→ **INFORMATION PROVIDED**
------------------------------------

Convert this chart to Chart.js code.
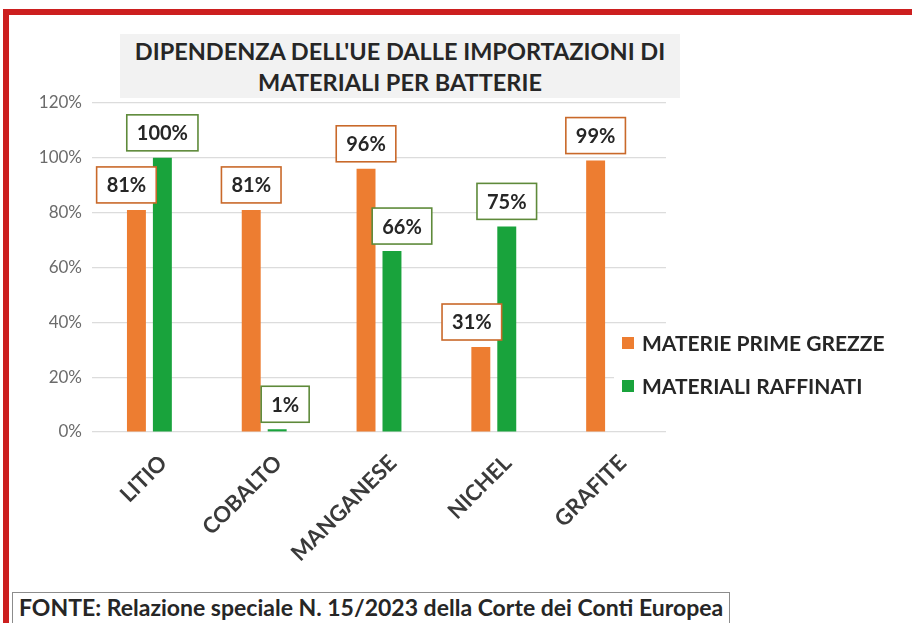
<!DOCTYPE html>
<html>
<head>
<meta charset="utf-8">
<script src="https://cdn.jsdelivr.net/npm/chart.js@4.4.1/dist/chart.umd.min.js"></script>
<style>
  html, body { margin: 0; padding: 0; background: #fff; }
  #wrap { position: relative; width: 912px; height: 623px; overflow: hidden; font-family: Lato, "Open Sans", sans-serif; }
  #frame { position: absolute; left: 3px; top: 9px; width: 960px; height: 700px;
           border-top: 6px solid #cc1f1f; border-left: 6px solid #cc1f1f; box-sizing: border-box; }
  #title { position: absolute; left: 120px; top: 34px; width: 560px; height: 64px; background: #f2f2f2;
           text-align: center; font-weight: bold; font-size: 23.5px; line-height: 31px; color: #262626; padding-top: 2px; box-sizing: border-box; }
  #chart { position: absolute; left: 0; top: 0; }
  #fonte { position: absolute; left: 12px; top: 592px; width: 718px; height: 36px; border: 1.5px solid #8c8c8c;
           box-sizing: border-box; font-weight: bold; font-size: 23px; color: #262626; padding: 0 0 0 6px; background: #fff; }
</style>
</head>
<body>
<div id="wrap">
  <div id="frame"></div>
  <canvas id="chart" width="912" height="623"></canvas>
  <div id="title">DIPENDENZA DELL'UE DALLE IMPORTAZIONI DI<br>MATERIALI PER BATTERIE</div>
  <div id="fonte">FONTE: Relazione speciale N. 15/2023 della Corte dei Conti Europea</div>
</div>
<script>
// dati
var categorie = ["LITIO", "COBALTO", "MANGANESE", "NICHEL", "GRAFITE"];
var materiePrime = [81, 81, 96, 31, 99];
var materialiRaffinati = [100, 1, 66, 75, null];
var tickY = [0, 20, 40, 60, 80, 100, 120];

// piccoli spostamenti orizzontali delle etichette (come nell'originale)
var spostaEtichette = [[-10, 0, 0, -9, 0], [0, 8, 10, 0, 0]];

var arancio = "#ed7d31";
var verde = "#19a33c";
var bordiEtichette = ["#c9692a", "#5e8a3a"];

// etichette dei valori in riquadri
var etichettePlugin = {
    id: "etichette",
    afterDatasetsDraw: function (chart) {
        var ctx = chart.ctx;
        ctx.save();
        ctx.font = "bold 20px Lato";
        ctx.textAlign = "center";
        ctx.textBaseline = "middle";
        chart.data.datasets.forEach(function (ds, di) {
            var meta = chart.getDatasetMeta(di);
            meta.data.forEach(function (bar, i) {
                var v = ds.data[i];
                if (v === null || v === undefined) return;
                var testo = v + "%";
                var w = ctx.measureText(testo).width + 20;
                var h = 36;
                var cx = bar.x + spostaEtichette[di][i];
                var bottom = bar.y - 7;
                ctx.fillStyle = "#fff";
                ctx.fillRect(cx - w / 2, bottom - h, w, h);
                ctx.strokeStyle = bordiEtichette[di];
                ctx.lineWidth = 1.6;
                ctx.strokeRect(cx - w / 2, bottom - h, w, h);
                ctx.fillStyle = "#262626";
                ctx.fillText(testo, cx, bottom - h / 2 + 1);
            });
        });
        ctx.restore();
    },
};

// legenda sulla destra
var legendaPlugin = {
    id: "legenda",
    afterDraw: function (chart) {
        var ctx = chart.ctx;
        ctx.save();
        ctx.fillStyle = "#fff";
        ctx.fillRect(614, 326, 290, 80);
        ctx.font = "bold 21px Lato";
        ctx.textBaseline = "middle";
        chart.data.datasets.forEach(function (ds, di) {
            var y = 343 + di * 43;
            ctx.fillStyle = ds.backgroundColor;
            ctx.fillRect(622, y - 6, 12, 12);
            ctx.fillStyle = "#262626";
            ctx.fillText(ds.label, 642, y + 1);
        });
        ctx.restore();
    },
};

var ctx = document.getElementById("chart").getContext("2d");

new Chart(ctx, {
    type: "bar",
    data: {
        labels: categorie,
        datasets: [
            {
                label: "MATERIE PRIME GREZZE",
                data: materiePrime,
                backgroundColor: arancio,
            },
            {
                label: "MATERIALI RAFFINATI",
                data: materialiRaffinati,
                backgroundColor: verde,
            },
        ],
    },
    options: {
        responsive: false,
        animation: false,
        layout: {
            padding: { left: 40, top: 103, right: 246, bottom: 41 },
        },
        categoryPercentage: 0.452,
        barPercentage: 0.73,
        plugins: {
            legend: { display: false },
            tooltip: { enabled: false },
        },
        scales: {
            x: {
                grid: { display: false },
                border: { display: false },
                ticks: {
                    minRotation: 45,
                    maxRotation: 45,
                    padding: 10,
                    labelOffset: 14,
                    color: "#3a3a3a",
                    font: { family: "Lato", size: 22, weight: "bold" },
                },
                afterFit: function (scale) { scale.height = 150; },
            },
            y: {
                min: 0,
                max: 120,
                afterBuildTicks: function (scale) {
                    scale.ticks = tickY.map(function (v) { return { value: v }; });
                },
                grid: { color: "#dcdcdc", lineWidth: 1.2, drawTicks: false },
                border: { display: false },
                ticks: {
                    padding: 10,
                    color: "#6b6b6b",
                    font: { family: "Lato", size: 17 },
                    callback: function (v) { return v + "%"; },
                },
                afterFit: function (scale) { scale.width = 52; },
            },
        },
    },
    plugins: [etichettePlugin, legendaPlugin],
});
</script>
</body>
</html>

------------------------------------

→ **TO BE DONE**
Go through the listing above and write it all out exactly, leaving out any picture.

→ **PROBLEM SOLUTION**
Convert this chart to Chart.js code.
<!DOCTYPE html>
<html>
<head>
<meta charset="utf-8">
<script src="https://cdn.jsdelivr.net/npm/chart.js@4.4.1/dist/chart.umd.min.js"></script>
<style>
  html, body { margin: 0; padding: 0; background: #fff; }
  #wrap { position: relative; width: 912px; height: 623px; overflow: hidden; font-family: Lato, "Open Sans", sans-serif; }
  #frame { position: absolute; left: 3px; top: 9px; width: 960px; height: 700px;
           border-top: 6px solid #cc1f1f; border-left: 6px solid #cc1f1f; box-sizing: border-box; }
  #title { position: absolute; left: 120px; top: 34px; width: 560px; height: 64px; background: #f2f2f2;
           text-align: center; font-weight: bold; font-size: 23.5px; line-height: 31px; color: #262626; padding-top: 2px; box-sizing: border-box; }
  #chart { position: absolute; left: 0; top: 0; }
  #fonte { position: absolute; left: 12px; top: 592px; width: 718px; height: 36px; border: 1.5px solid #8c8c8c;
           box-sizing: border-box; font-weight: bold; font-size: 23px; color: #262626; padding: 0 0 0 6px; background: #fff; }
</style>
</head>
<body>
<div id="wrap">
  <div id="frame"></div>
  <canvas id="chart" width="912" height="623"></canvas>
  <div id="title">DIPENDENZA DELL'UE DALLE IMPORTAZIONI DI<br>MATERIALI PER BATTERIE</div>
  <div id="fonte">FONTE: Relazione speciale N. 15/2023 della Corte dei Conti Europea</div>
</div>
<script>
// dati
var categorie = ["LITIO", "COBALTO", "MANGANESE", "NICHEL", "GRAFITE"];
var materiePrime = [81, 81, 96, 31, 99];
var materialiRaffinati = [100, 1, 66, 75, null];
var tickY = [0, 20, 40, 60, 80, 100, 120];

// piccoli spostamenti orizzontali delle etichette (come nell'originale)
var spostaEtichette = [[-10, 0, 0, -9, 0], [0, 8, 10, 0, 0]];

var arancio = "#ed7d31";
var verde = "#19a33c";
var bordiEtichette = ["#c9692a", "#5e8a3a"];

// etichette dei valori in riquadri
var etichettePlugin = {
    id: "etichette",
    afterDatasetsDraw: function (chart) {
        var ctx = chart.ctx;
        ctx.save();
        ctx.font = "bold 20px Lato";
        ctx.textAlign = "center";
        ctx.textBaseline = "middle";
        chart.data.datasets.forEach(function (ds, di) {
            var meta = chart.getDatasetMeta(di);
            meta.data.forEach(function (bar, i) {
                var v = ds.data[i];
                if (v === null || v === undefined) return;
                var testo = v + "%";
                var w = ctx.measureText(testo).width + 20;
                var h = 36;
                var cx = bar.x + spostaEtichette[di][i];
                var bottom = bar.y - 7;
                ctx.fillStyle = "#fff";
                ctx.fillRect(cx - w / 2, bottom - h, w, h);
                ctx.strokeStyle = bordiEtichette[di];
                ctx.lineWidth = 1.6;
                ctx.strokeRect(cx - w / 2, bottom - h, w, h);
                ctx.fillStyle = "#262626";
                ctx.fillText(testo, cx, bottom - h / 2 + 1);
            });
        });
        ctx.restore();
    },
};

// legenda sulla destra
var legendaPlugin = {
    id: "legenda",
    afterDraw: function (chart) {
        var ctx = chart.ctx;
        ctx.save();
        ctx.fillStyle = "#fff";
        ctx.fillRect(614, 326, 290, 80);
        ctx.font = "bold 21px Lato";
        ctx.textBaseline = "middle";
        chart.data.datasets.forEach(function (ds, di) {
            var y = 343 + di * 43;
            ctx.fillStyle = ds.backgroundColor;
            ctx.fillRect(622, y - 6, 12, 12);
            ctx.fillStyle = "#262626";
            ctx.fillText(ds.label, 642, y + 1);
        });
        ctx.restore();
    },
};

var ctx = document.getElementById("chart").getContext("2d");

new Chart(ctx, {
    type: "bar",
    data: {
        labels: categorie,
        datasets: [
            {
                label: "MATERIE PRIME GREZZE",
                data: materiePrime,
                backgroundColor: arancio,
            },
            {
                label: "MATERIALI RAFFINATI",
                data: materialiRaffinati,
                backgroundColor: verde,
            },
        ],
    },
    options: {
        responsive: false,
        animation: false,
        layout: {
            padding: { left: 40, top: 103, right: 246, bottom: 41 },
        },
        categoryPercentage: 0.452,
        barPercentage: 0.73,
        plugins: {
            legend: { display: false },
            tooltip: { enabled: false },
        },
        scales: {
            x: {
                grid: { display: false },
                border: { display: false },
                ticks: {
                    minRotation: 45,
                    maxRotation: 45,
                    padding: 10,
                    labelOffset: 14,
                    color: "#3a3a3a",
                    font: { family: "Lato", size: 22, weight: "bold" },
                },
                afterFit: function (scale) { scale.height = 150; },
            },
            y: {
                min: 0,
                max: 120,
                afterBuildTicks: function (scale) {
                    scale.ticks = tickY.map(function (v) { return { value: v }; });
                },
                grid: { color: "#dcdcdc", lineWidth: 1.2, drawTicks: false },
                border: { display: false },
                ticks: {
                    padding: 10,
                    color: "#6b6b6b",
                    font: { family: "Lato", size: 17 },
                    callback: function (v) { return v + "%"; },
                },
                afterFit: function (scale) { scale.width = 52; },
            },
        },
    },
    plugins: [etichettePlugin, legendaPlugin],
});
</script>
</body>
</html>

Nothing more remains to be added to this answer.